Interpretive range: literal, symbolic, and theological readings
Commentators across traditions read Sanjaya’s account differently. Some medieval and modern commentators treat his report as literal: Sanjaya truly saw and accurately described Krishna’s supernatural form and Arjuna’s transformed perception. Classical Advaita interpreters, following Ādi Śaṅkarācārya, often read the viśvarūpa as a revelation of Brahman’s unmanifest and manifest unity — an ontological disclosure pointing to the ultimate reality behind names and forms. Vaiṣṇava commentators emphasise the personal devotion (bhakti) aspect: the vision confirms Krishna’s supremacy and invites surrender. Dvaita readings may stress the distinctiveness of the Lord and the believer. Gītā exegesis therefore ranges from metaphysical to devotional to ethical emphases.
What scholars note about Sanjaya’s role
- Sanjaya functions as a narrative witness whose authority depends on divine aid; without Vyāsa’s gift his account would be impossible.
- The frame invites the reader to inhabit Dhṛtarāṣṭra’s position: to hear, to judge, and perhaps to repent — a didactic move common in classical epics.

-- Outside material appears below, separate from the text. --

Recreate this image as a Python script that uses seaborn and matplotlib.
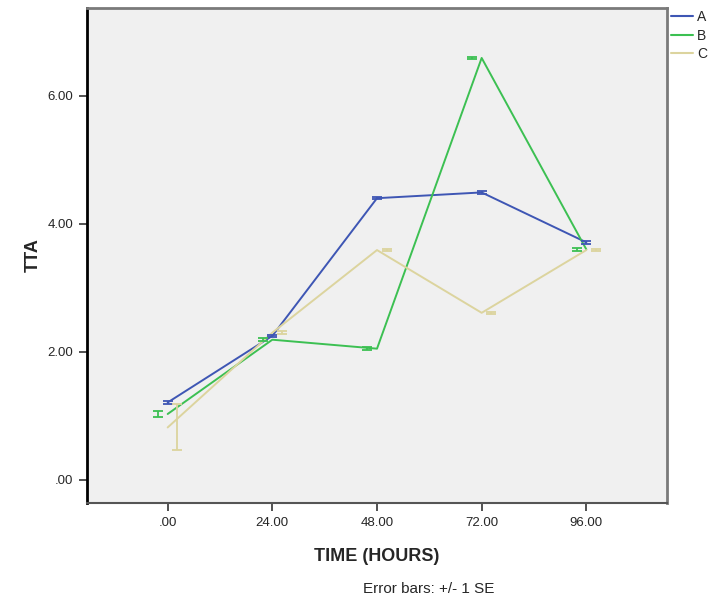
import matplotlib
matplotlib.use("Agg")
import matplotlib.pyplot as plt
import numpy as np
import pandas as pd
import seaborn as sns

sns.set_style("white")
plt.rcParams["font.family"] = ["Liberation Sans", "DejaVu Sans"]

# data
time_hours = [0, 24, 48, 72, 96]
groups = ["A", "B", "C"]
tta_a = [1.21, 2.25, 4.40, 4.49, 3.71]
tta_b = [1.03, 2.19, 2.05, 6.59, 3.60]
tta_c = [0.82, 2.30, 3.59, 2.61, 3.59]
se_a = [0.02, 0.02, 0.02, 0.02, 0.02]
se_b = [0.04, 0.02, 0.02, 0.02, 0.02]
se_c = [0.36, 0.02, 0.02, 0.02, 0.02]
x_ticks = [0, 24, 48, 72, 96]
x_tick_labels = [".00", "24.00", "48.00", "72.00", "96.00"]
y_ticks = [0, 2, 4, 6]
y_tick_labels = [".00", "2.00", "4.00", "6.00"]

colors = {"A": "#3e56b4", "B": "#3cc052", "C": "#dcd49e"}
dodge = {"A": 0.0, "B": -2.2, "C": 2.2}

means = {"A": tta_a, "B": tta_b, "C": tta_c}
ses = {"A": se_a, "B": se_b, "C": se_c}

df = pd.DataFrame({
    "time": time_hours * 3,
    "tta": tta_a + tta_b + tta_c,
    "group": [g for g in groups for _ in time_hours],
})

fig = plt.figure(figsize=(7.14, 5.98), dpi=100)
ax = fig.add_axes([87 / 714, 1 - 503 / 598, 580 / 714, 495 / 598])
ax.set_facecolor("#f0f0f0")

sns.lineplot(data=df, x="time", y="tta", hue="group", palette=colors,
             errorbar=None, linewidth=1.4, ax=ax, legend=False)

for g in groups:
    ax.errorbar(np.array(time_hours) + dodge[g], means[g], yerr=ses[g],
                fmt="none", ecolor=colors[g], elinewidth=1.3,
                capsize=3.8, capthick=1.3)

ax.set_xlim(-18.5, 114.5)
ax.set_ylim(-0.36, 7.37)
ax.set_xticks(x_ticks)
ax.set_xticklabels(x_tick_labels, fontsize=9.5)
ax.set_yticks(y_ticks)
ax.set_yticklabels(y_tick_labels, fontsize=9.5)
ax.tick_params(axis="both", direction="out", length=6, width=1.2,
               color="#333333", pad=4, left=True, bottom=True)
ax.grid(False)

for side in ["top", "right"]:
    ax.spines[side].set_color("#7a7a7a")
    ax.spines[side].set_linewidth(2)
ax.spines["left"].set_color("black")
ax.spines["left"].set_linewidth(2)
ax.spines["bottom"].set_color("#555555")
ax.spines["bottom"].set_linewidth(1.5)

ax.set_xlabel("TIME (HOURS)", fontsize=13, fontweight="bold", labelpad=14)
ax.set_ylabel("TTA", fontsize=13, fontweight="bold", labelpad=4)

handles = [plt.Line2D([], [], color=colors[g], linewidth=1.5) for g in groups]
fig.legend(handles, groups, loc="upper left", bbox_to_anchor=(665 / 714, 0.992),
           frameon=False, fontsize=10, handlelength=1.6, handletextpad=0.3,
           labelspacing=0.3, borderaxespad=0.2, borderpad=0.2)

fig.text(0.6, 1 - 589 / 598, "Error bars: +/- 1 SE", ha="center", va="center",
         fontsize=11)

fig.savefig("out.png", dpi=100)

- Sanjaya’s calm reporting also prevents the scene from collapsing into mere spectacle; he keeps the moral and philosophical thrust in view.
Significance for practice and devotion
For many readers and communities, Sanjaya’s narration does more than recount an event: it models the attentive listener. The Gītā’s teaching arrives not as abstract theory but as counsel enacted and witnessed in a crisis. Different traditions draw different practical lessons — ethical action (karma), devotional surrender (bhakti), or discriminating knowledge (jñāna) — and they use Sanjaya’s report to situate those lessons inside a living story. The image of Krishna as charioteer (sārathi) and of Arjuna as the perplexed seeker remains potent in ritual, art, and teaching across Vaishnava, Smārta, and other communities.
Notes of caution and humility
Scholars warn against overliteralising any single reading. The Mahābhārata is a composite epic with layers of oral and written growth; the Gītā itself has been subject to multiple editorial traditions. So while Sanjaya’s report is authoritative within the text, modern readers should remain aware that interpretation has always been plural. Readers from different sampradāyas (traditions) will continue to hear different lessons, and respectful pluralism has long been part of the Indian interpretive landscape.
Closing reflection
Sanjaya’s narration offers a bridge: between the battlefield and the king; between the human crisis of duty and the metaphysical answers Krishna gives; between historical story and spiritual teaching. Whether one emphasises the literal wonder of the viśvarūpa, its symbolic depth, or its devotional power, Sanjaya’s calm, attentive voice remains central. He invites every listener — scholar, pilgrim, or curious reader — to witness, reflect, and decide how the vision will shape their own understanding of dharma, devotion, and knowledge.